Step 1 is the identification and analysis of the customer's requirements. Many techniques have been developed over the past 40 years to help define requirements. One technique that has permeated the software development community is known as the Use-Case method. It was first published by Ivar Jacobson in the early 1990s as part of the object-oriented analysis and design movement.2 One part of his development process is the Use-Case Model which coincides with the Requirements Baseline in the traditional project management method.
The use-case is very useful in identifying requirements. It is a formal communication tool that aides the customer and the development team. It guides both parties through a description of the system as it will be used by the customer. A set of use-cases describe the outer scope of the system. An individual use-case will show how the customer will interact with the system for one particular function or purpose.
The main advantages of the use-case tool are threefold. First, it describes the systems from the point-of-view of the user. It allows the customer to use their own language to describe the system and does not include technical terms that could be injected if the developer wrote the requirements. Second, it helps focus the development team on the user's perspective. This ensures the development team sees the system from the point of the customer. Third, it helps the customer to clarify their requests for system behavior and diminishes the "requirements uncertainty" mentioned earlier.
Many books have been written on use-cases, one such book, Writing Effective Use Cases, is located elsewhere in the nodegel. I wrote a book review for it in 2002. The review was published in the newsletter of the Object-Technology User Group (OTUG), a software based group active on the St. Thomas University campus.
I have utilized Use-Case analysis extensively over the last 10 years. When implementing the CMM to bring my department up to Level 2 Repeatable. I used the use-case technique to describe the services my department provides as-if it were a black-box system with an application programming interface (API) my department's customer's could access.

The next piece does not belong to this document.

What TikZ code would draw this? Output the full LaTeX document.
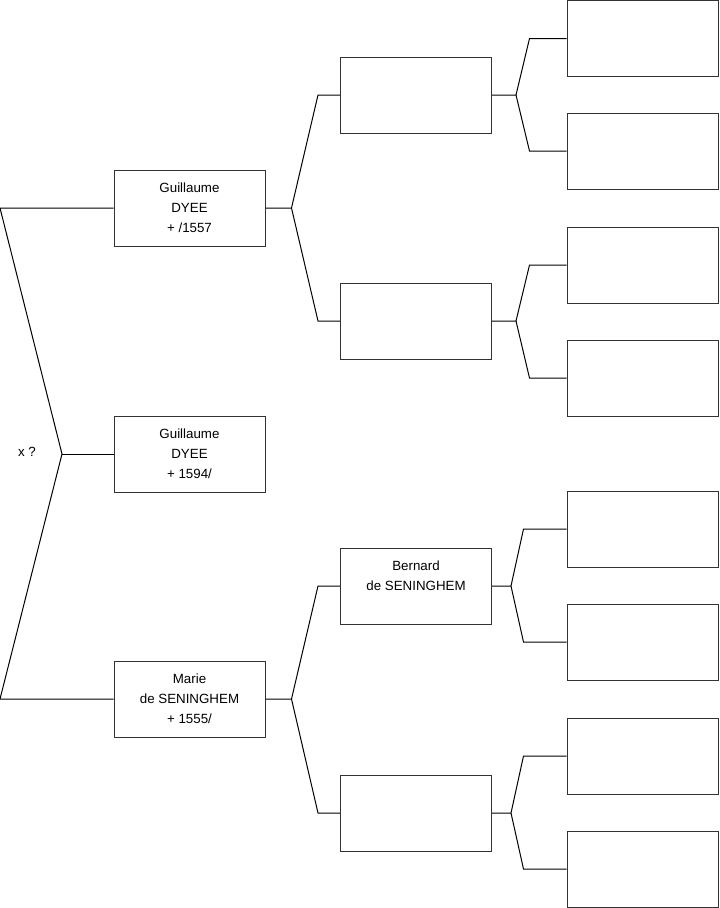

Step 2 is the refinement of the requirements by repeated rounds of communication between the customer and the development team. Both parties will review the use-cases and derive requirements from those descriptions. They should focus their attention on vague terms or general statements that could be interpreted in more than one way. A well written requirement will have three characteristics: (a) state a single purpose; (b) state a time frame or specify a concluding condition; and (c) specify an action or activity.
The customer and the development team will pull out of the use-cases individual requirements. The requirements will be of four types. The first is a Sourced requirement. This is one that is explicitly stated by the customer. The second is a Parsed requirement which is one or more requirements that have been extracted from a complex, multiple-requirement statement. The third is the Interpreted requirement. As its label implies, this type of requirement is a refinement of a vaguely worded phrase or term. In Step 2, many requirements will be of this category. The fourth category is called Derived. A derived requirement is generated based on previously stated requirements. It follows logically from other information about the system. It is implied but up to this point was not explicitly stated. An example of a derived requirement is the unstated assumption that accounting software should contain the functions of addition and subtraction as intrinsic to the nature of the software.
Step 3 is arriving at an agreement with the customer about the system requirements and formalizing the agreement with a contract. The set of requirements is complete and each requirement is clearly phrased. Now the process is one of reviewing the set of requirements to determine their feasibility. The questions to be answered are (a) Is the requirement needed? (b) Is the requirement verifiable? and (c) Is the requirement attainable within the constraints of technology, cost, or time?
When mutual understanding is reached between the parties, then it should be formalized in two documents. The first is the requirements baseline, alternatively called a Use-Case Model. It is the set of requirements the customer requests and for which it agrees to pay. At the same time it is the set of features the development team agrees they can provide by the conclusion of the project. The second document is the contract formalizing this business agreement.
Step 4 is the conclusion of the requirements management process. It wraps up the process by placing the requirements baseline into a formal configuration management control system and sets procedures for formal requirements change. The former process provides an objective method for assigning requirements to the design and being able to trace design and implementation details back to specific requirements in the baseline. The latter process helps defend and protect the scope of the project from ad hoc user changes.
Software requirements understanding and management is a critical element of the software development process. It is essential to understand the customer's needs and translate those needs into requirements that can be fulfilled by the software. Requirements management involves a four-step process and utilized the use-case analysis tool to help the customer and the development team understand the requirements from the user's perspective.
- Humphreys, page 315.
- Jacobson, page 127.
- Humphreys, Watts, A Discipline for Software Engineering, Reading, MA: Addison-Wesley, 1995.
- Jacobson, Ivar, Object-Oriented Software Engineering A Use Case Driven Approach (revised), Wokingham, England: Addison-Wesley, 1993.